## Exercise prompt
Reproduce the lines of the material exactly, excluding every image.

## Data segment
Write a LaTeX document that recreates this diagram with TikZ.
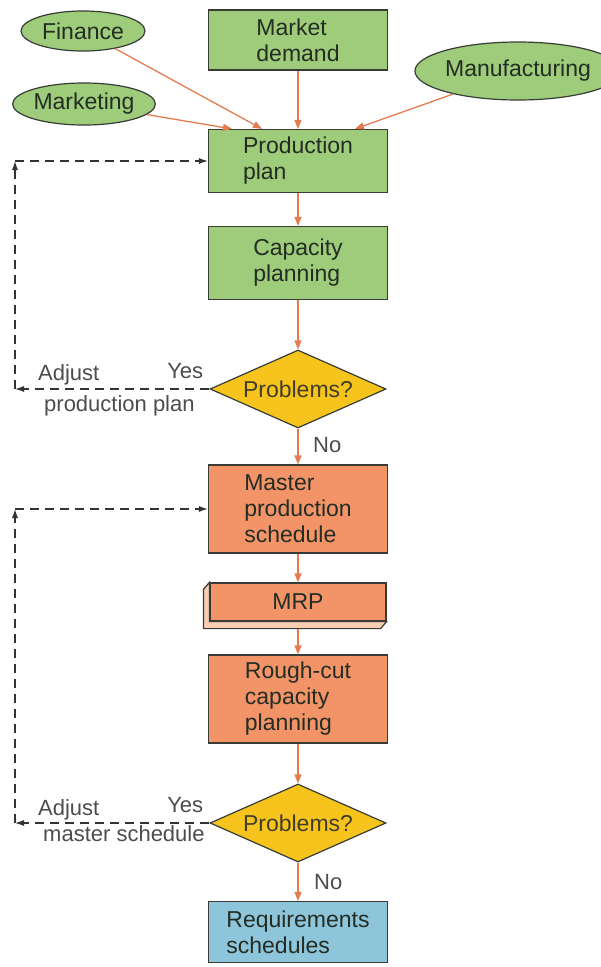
\documentclass[tikz,border=0pt]{standalone}
\usepackage{fontspec}
\setmainfont{Liberation Sans}
\usetikzlibrary{shapes.geometric,arrows.meta}

\definecolor{boxgreen}{RGB}{158,204,122}
\definecolor{boxorange}{RGB}{243,148,104}
\definecolor{mrpside}{RGB}{249,205,178}
\definecolor{boxyellow}{RGB}{247,196,30}
\definecolor{boxblue}{RGB}{142,197,218}
\definecolor{flow}{RGB}{228,124,80}
\definecolor{edge}{RGB}{55,60,55}
\definecolor{ink}{RGB}{35,45,35}

\tikzset{
  stepbox/.style={rectangle,draw=edge,line width=1.2pt,minimum width=179pt,align=left,
    font=\fontsize{23}{26}\selectfont,text=ink},
  source/.style={ellipse,draw=edge,line width=1.2pt,fill=boxgreen,inner sep=0pt,
    font=\fontsize{23}{26}\selectfont,text=ink},
  check/.style={diamond,draw=edge,line width=1.2pt,fill=boxyellow,aspect=2.25,inner sep=0pt,
    minimum width=176pt,minimum height=78pt,font=\fontsize{23}{26}\selectfont,text=ink!80!brown},
  flowarrow/.style={draw=flow,line width=1.3pt,-{Triangle[length=9pt,width=7pt]}},
  feedback/.style={draw=black!80,line width=1.1pt,dash pattern=on 9pt off 6pt,-{Latex[length=9pt,width=6pt]}},
  lbl/.style={font=\fontsize{22}{24}\selectfont,text=black!70,inner sep=0pt}
}

\begin{document}
\begin{tikzpicture}[x=1pt,y=-1pt]
\useasboundingbox (0,0) rectangle (601,967);

\node[stepbox,fill=boxgreen,minimum height=60pt] (market) at (298,40) {Market\\demand};
\node[source,minimum width=124pt,minimum height=40pt] (finance) at (83,31) {Finance};
\node[source,minimum width=138pt,minimum height=42pt] (marketing) at (84,104) {Marketing};
\node[source,minimum width=163pt,minimum height=58pt] (manufacturing) at (518,71) {Manufacturing};
\node[stepbox,fill=boxgreen,minimum height=63pt] (prod) at (298,161) {Production\\plan};
\node[stepbox,fill=boxgreen,minimum height=73pt] (cap) at (298,263) {Capacity\\planning};
\node[check] (prob1) at (298,389) {Problems?};
\node[stepbox,fill=boxorange,minimum height=88pt] (mps) at (298,509) {Master\\production\\schedule};
\node[stepbox,fill=boxorange,minimum width=176pt,minimum height=38pt,align=center] (mrp) at (298,602) {MRP};
\draw[edge,line width=1.2pt,fill=mrpside] (mrp.north west) -- ([xshift=-6pt,yshift=-7pt]mrp.north west)
  -- ([xshift=-6pt,yshift=-7pt]mrp.south west) -- ([xshift=-6pt,yshift=-7pt]mrp.south east)
  -- (mrp.south east) -- (mrp.south west) -- cycle;
\node[stepbox,fill=boxorange,minimum height=88pt] (rough) at (298,699) {Rough-cut\\capacity\\planning};
\node[check] (prob2) at (298,823) {Problems?};
\node[stepbox,fill=boxblue,minimum height=61pt] (req) at (298,932) {Requirements\\schedules};

\draw[flowarrow] (market) -- (prod);
\draw[flowarrow] (finance) -- ([xshift=-36pt]prod.north);
\draw[flowarrow] (marketing) -- ([xshift=-66pt]prod.north);
\draw[flowarrow] (manufacturing) -- ([xshift=57pt]prod.north);
\draw[flowarrow] (prod) -- (cap);
\draw[flowarrow] (cap) -- (prob1);
\draw[flowarrow] (prob1) -- (mps);
\draw[flowarrow] (mps) -- (mrp);
\draw[flowarrow] ([yshift=-7pt]mrp.south) -- (rough);
\draw[flowarrow] (rough) -- (prob2);
\draw[flowarrow] (prob2) -- (req);

\node[lbl,anchor=west] (no1) at ([xshift=15pt,yshift=-16pt]prob1.south) {No};
\node[lbl,anchor=west] (no2) at ([xshift=16pt,yshift=-19pt]prob2.south) {No};

\coordinate (turn1) at (15,389);
\coordinate (top1) at (15,161);
\draw[feedback] (prob1) -- (turn1);
\draw[feedback] (turn1) -- (top1);
\draw[feedback] (top1) -- (prod);
\node[lbl,anchor=base west] (adjust1) at (38,380) {Adjust};
\node[lbl,anchor=base east] (yes1) at ([xshift=-6pt,yshift=11pt]prob1.west) {Yes};
\node[lbl,anchor=base west] (plan1) at (44,411) {production plan};

\coordinate (turn2) at (15,823);
\coordinate (top2) at (15,509);
\draw[feedback] (prob2) -- (turn2);
\draw[feedback] (turn2) -- (top2);
\draw[feedback] (top2) -- (mps);
\node[lbl,anchor=base west] (adjust2) at (38,815) {Adjust};
\node[lbl,anchor=base east] (yes2) at ([xshift=-6pt,yshift=11pt]prob2.west) {Yes};
\node[lbl,anchor=base west] (plan2) at (43,841) {master schedule};

\end{tikzpicture}
\end{document}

## Result
Write a LaTeX document that recreates this diagram with TikZ.
\documentclass[tikz,border=0pt]{standalone}
\usepackage{fontspec}
\setmainfont{Liberation Sans}
\usetikzlibrary{shapes.geometric,arrows.meta}

\definecolor{boxgreen}{RGB}{158,204,122}
\definecolor{boxorange}{RGB}{243,148,104}
\definecolor{mrpside}{RGB}{249,205,178}
\definecolor{boxyellow}{RGB}{247,196,30}
\definecolor{boxblue}{RGB}{142,197,218}
\definecolor{flow}{RGB}{228,124,80}
\definecolor{edge}{RGB}{55,60,55}
\definecolor{ink}{RGB}{35,45,35}

\tikzset{
  stepbox/.style={rectangle,draw=edge,line width=1.2pt,minimum width=179pt,align=left,
    font=\fontsize{23}{26}\selectfont,text=ink},
  source/.style={ellipse,draw=edge,line width=1.2pt,fill=boxgreen,inner sep=0pt,
    font=\fontsize{23}{26}\selectfont,text=ink},
  check/.style={diamond,draw=edge,line width=1.2pt,fill=boxyellow,aspect=2.25,inner sep=0pt,
    minimum width=176pt,minimum height=78pt,font=\fontsize{23}{26}\selectfont,text=ink!80!brown},
  flowarrow/.style={draw=flow,line width=1.3pt,-{Triangle[length=9pt,width=7pt]}},
  feedback/.style={draw=black!80,line width=1.1pt,dash pattern=on 9pt off 6pt,-{Latex[length=9pt,width=6pt]}},
  lbl/.style={font=\fontsize{22}{24}\selectfont,text=black!70,inner sep=0pt}
}

\begin{document}
\begin{tikzpicture}[x=1pt,y=-1pt]
\useasboundingbox (0,0) rectangle (601,967);

\node[stepbox,fill=boxgreen,minimum height=60pt] (market) at (298,40) {Market\\demand};
\node[source,minimum width=124pt,minimum height=40pt] (finance) at (83,31) {Finance};
\node[source,minimum width=138pt,minimum height=42pt] (marketing) at (84,104) {Marketing};
\node[source,minimum width=163pt,minimum height=58pt] (manufacturing) at (518,71) {Manufacturing};
\node[stepbox,fill=boxgreen,minimum height=63pt] (prod) at (298,161) {Production\\plan};
\node[stepbox,fill=boxgreen,minimum height=73pt] (cap) at (298,263) {Capacity\\planning};
\node[check] (prob1) at (298,389) {Problems?};
\node[stepbox,fill=boxorange,minimum height=88pt] (mps) at (298,509) {Master\\production\\schedule};
\node[stepbox,fill=boxorange,minimum width=176pt,minimum height=38pt,align=center] (mrp) at (298,602) {MRP};
\draw[edge,line width=1.2pt,fill=mrpside] (mrp.north west) -- ([xshift=-6pt,yshift=-7pt]mrp.north west)
  -- ([xshift=-6pt,yshift=-7pt]mrp.south west) -- ([xshift=-6pt,yshift=-7pt]mrp.south east)
  -- (mrp.south east) -- (mrp.south west) -- cycle;
\node[stepbox,fill=boxorange,minimum height=88pt] (rough) at (298,699) {Rough-cut\\capacity\\planning};
\node[check] (prob2) at (298,823) {Problems?};
\node[stepbox,fill=boxblue,minimum height=61pt] (req) at (298,932) {Requirements\\schedules};

\draw[flowarrow] (market) -- (prod);
\draw[flowarrow] (finance) -- ([xshift=-36pt]prod.north);
\draw[flowarrow] (marketing) -- ([xshift=-66pt]prod.north);
\draw[flowarrow] (manufacturing) -- ([xshift=57pt]prod.north);
\draw[flowarrow] (prod) -- (cap);
\draw[flowarrow] (cap) -- (prob1);
\draw[flowarrow] (prob1) -- (mps);
\draw[flowarrow] (mps) -- (mrp);
\draw[flowarrow] ([yshift=-7pt]mrp.south) -- (rough);
\draw[flowarrow] (rough) -- (prob2);
\draw[flowarrow] (prob2) -- (req);

\node[lbl,anchor=west] (no1) at ([xshift=15pt,yshift=-16pt]prob1.south) {No};
\node[lbl,anchor=west] (no2) at ([xshift=16pt,yshift=-19pt]prob2.south) {No};

\coordinate (turn1) at (15,389);
\coordinate (top1) at (15,161);
\draw[feedback] (prob1) -- (turn1);
\draw[feedback] (turn1) -- (top1);
\draw[feedback] (top1) -- (prod);
\node[lbl,anchor=base west] (adjust1) at (38,380) {Adjust};
\node[lbl,anchor=base east] (yes1) at ([xshift=-6pt,yshift=11pt]prob1.west) {Yes};
\node[lbl,anchor=base west] (plan1) at (44,411) {production plan};

\coordinate (turn2) at (15,823);
\coordinate (top2) at (15,509);
\draw[feedback] (prob2) -- (turn2);
\draw[feedback] (turn2) -- (top2);
\draw[feedback] (top2) -- (mps);
\node[lbl,anchor=base west] (adjust2) at (38,815) {Adjust};
\node[lbl,anchor=base east] (yes2) at ([xshift=-6pt,yshift=11pt]prob2.west) {Yes};
\node[lbl,anchor=base west] (plan2) at (43,841) {master schedule};

\end{tikzpicture}
\end{document}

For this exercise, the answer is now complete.